-- start SOURCE DATA --

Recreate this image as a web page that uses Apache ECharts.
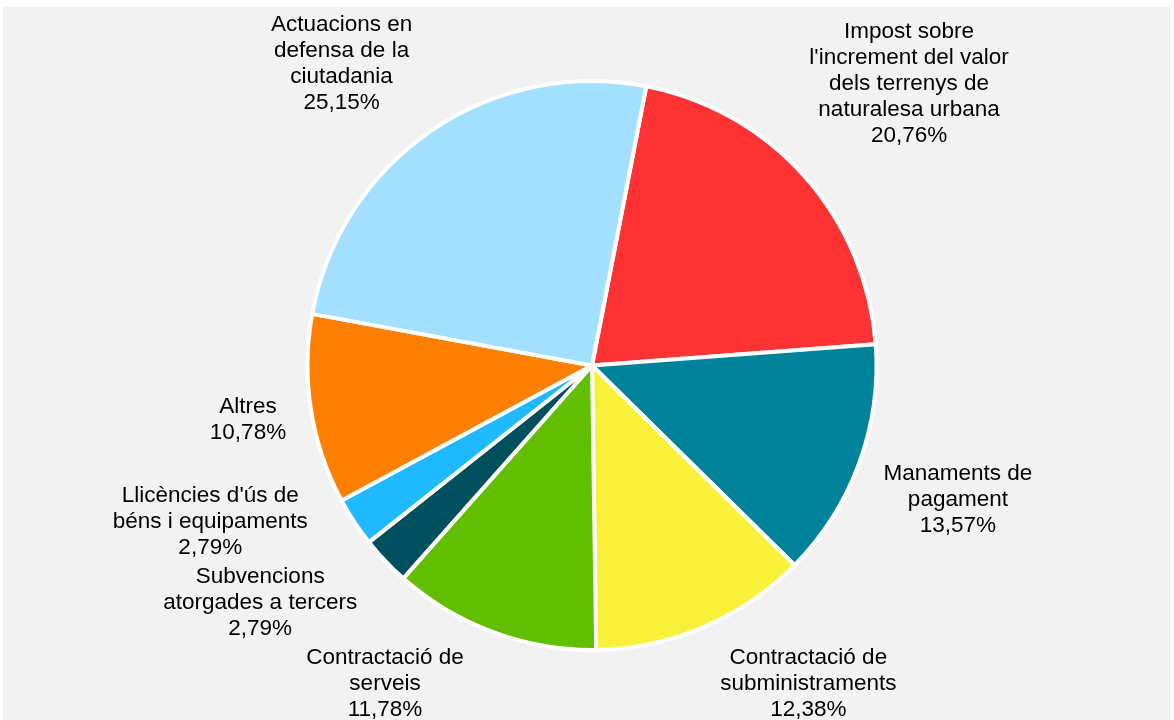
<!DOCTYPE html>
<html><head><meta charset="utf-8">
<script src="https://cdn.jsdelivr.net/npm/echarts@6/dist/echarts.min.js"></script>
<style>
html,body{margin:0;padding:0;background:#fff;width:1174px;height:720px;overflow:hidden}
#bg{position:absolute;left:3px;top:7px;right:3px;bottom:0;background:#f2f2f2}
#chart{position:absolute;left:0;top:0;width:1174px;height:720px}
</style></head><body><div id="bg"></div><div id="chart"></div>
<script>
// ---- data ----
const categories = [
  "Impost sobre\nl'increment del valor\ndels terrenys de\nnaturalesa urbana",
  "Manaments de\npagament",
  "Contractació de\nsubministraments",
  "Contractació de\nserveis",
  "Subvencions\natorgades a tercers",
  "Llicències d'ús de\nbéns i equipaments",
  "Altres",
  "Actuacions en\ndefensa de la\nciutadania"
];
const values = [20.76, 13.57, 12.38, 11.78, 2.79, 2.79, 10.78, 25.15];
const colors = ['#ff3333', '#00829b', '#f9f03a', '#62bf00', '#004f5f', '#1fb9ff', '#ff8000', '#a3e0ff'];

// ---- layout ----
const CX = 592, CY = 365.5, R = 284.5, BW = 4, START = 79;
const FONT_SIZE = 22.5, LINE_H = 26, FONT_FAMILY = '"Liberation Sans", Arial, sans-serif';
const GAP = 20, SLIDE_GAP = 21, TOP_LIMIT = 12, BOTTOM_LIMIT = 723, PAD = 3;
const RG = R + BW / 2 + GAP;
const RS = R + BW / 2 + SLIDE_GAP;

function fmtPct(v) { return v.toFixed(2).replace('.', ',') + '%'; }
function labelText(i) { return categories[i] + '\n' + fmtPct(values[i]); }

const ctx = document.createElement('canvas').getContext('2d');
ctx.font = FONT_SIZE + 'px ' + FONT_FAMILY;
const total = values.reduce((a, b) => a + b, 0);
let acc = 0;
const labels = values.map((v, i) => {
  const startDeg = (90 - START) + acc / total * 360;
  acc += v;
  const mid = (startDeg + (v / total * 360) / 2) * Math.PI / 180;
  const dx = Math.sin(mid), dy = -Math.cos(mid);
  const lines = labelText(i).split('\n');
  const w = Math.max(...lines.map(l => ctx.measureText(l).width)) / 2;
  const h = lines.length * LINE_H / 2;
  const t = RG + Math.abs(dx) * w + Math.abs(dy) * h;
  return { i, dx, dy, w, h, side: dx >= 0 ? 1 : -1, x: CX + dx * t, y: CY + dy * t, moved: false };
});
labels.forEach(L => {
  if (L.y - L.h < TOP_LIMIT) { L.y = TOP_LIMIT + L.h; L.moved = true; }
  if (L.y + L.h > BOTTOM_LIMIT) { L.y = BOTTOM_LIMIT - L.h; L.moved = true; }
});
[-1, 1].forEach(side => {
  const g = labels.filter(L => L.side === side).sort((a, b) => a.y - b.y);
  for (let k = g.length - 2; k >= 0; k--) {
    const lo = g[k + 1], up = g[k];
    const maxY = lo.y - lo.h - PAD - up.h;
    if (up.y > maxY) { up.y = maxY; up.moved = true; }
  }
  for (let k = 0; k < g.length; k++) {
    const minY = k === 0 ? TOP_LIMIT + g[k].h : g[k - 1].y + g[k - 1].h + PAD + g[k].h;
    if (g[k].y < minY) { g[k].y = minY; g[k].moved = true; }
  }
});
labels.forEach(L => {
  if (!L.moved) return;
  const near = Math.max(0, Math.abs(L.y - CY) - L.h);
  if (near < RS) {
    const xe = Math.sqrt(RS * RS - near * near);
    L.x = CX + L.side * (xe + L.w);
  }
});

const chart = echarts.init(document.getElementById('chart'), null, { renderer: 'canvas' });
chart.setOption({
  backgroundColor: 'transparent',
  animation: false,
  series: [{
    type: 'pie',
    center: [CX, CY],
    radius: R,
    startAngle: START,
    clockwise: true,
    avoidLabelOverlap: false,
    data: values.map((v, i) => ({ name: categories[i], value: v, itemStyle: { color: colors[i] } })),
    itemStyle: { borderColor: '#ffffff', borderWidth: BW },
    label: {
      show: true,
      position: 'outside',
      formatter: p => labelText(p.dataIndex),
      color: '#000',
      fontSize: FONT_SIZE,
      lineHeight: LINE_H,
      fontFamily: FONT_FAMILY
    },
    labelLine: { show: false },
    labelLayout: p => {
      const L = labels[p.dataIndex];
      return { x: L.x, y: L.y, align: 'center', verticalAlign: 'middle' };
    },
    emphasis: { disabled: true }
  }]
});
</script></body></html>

-- end SOURCE DATA --
-- start SOURCE DATA --

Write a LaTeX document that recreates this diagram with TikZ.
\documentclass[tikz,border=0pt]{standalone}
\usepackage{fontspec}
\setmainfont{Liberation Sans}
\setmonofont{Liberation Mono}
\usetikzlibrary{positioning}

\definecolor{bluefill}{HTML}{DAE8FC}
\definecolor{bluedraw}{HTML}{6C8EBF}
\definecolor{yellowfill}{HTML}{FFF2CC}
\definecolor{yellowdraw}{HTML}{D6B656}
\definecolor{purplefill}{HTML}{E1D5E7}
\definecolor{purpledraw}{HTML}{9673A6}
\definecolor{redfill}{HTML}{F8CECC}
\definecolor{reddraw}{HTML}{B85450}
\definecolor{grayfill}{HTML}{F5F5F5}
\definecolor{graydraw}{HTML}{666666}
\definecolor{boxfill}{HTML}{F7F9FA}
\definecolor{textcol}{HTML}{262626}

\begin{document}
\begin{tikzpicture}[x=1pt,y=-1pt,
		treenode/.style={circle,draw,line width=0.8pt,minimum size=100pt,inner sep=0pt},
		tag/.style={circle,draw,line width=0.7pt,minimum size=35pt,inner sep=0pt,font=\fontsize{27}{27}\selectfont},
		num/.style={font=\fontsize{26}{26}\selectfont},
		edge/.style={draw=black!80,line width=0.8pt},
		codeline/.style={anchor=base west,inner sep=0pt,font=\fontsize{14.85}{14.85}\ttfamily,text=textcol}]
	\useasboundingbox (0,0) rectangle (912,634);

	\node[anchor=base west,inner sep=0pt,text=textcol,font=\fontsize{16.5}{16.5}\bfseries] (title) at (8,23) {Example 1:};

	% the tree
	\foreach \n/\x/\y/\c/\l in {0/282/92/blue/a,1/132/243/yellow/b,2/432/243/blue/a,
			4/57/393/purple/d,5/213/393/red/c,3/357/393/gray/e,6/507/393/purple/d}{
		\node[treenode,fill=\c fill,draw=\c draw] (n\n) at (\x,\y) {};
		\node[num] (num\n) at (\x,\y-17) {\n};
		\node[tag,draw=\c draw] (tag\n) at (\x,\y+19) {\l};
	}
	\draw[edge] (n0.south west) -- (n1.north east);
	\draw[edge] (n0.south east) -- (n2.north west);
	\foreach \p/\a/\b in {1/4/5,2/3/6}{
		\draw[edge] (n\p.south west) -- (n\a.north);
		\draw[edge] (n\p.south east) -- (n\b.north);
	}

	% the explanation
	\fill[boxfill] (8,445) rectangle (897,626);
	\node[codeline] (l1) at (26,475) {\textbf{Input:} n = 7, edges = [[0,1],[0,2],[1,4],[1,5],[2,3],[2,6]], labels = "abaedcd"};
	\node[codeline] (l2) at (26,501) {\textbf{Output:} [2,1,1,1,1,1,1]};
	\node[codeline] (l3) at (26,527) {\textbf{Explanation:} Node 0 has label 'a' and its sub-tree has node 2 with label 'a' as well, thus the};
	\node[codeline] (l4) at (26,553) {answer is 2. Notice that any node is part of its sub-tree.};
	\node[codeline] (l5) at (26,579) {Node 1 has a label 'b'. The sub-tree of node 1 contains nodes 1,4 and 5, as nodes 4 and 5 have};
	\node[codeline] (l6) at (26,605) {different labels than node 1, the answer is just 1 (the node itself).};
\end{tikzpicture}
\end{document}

-- end SOURCE DATA --
-- start SOURCE DATA --

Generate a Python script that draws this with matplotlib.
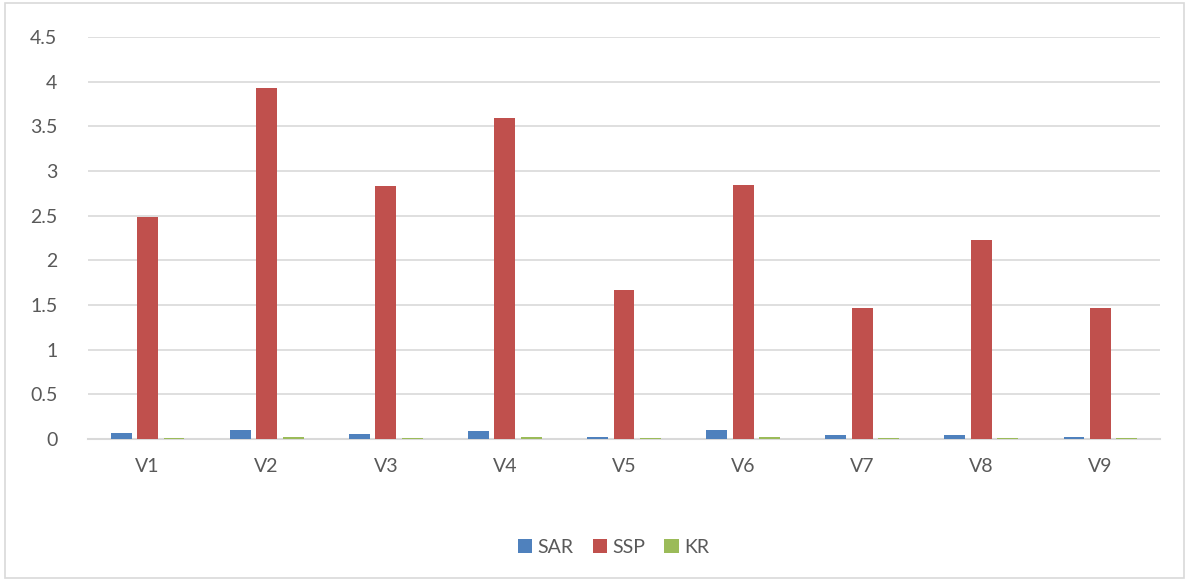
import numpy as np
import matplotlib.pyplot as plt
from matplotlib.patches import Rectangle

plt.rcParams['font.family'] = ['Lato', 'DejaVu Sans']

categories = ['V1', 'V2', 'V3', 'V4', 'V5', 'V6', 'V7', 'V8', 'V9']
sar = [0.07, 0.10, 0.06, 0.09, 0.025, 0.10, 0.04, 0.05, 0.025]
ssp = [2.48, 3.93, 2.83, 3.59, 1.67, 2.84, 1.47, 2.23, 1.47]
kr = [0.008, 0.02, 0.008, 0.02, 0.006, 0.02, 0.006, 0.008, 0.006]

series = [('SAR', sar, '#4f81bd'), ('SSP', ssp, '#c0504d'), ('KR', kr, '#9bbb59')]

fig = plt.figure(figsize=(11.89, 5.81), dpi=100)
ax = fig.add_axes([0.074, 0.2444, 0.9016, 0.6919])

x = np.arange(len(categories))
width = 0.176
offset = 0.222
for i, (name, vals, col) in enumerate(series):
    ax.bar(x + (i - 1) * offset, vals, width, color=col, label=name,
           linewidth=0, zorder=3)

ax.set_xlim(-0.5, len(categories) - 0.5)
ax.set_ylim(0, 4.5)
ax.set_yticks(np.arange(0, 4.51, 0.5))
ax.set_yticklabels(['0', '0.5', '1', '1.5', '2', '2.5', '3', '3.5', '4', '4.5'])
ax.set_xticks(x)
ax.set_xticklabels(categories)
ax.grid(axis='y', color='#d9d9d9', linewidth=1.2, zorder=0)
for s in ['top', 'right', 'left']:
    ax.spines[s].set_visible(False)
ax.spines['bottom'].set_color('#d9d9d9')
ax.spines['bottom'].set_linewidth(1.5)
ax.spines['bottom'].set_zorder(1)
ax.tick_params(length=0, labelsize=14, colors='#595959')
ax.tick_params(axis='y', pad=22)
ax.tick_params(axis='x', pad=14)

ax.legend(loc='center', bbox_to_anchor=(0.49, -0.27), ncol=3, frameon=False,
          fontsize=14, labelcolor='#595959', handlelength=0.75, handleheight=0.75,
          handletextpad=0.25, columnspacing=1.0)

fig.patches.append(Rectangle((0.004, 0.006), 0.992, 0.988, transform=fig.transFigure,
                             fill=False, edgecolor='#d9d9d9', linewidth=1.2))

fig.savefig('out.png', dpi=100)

-- end SOURCE DATA --

Select and copy every line from the records that includes the word "this".

Recreate this image as a web page that uses Apache ECharts.
Write a LaTeX document that recreates this diagram with TikZ.
Generate a Python script that draws this with matplotlib.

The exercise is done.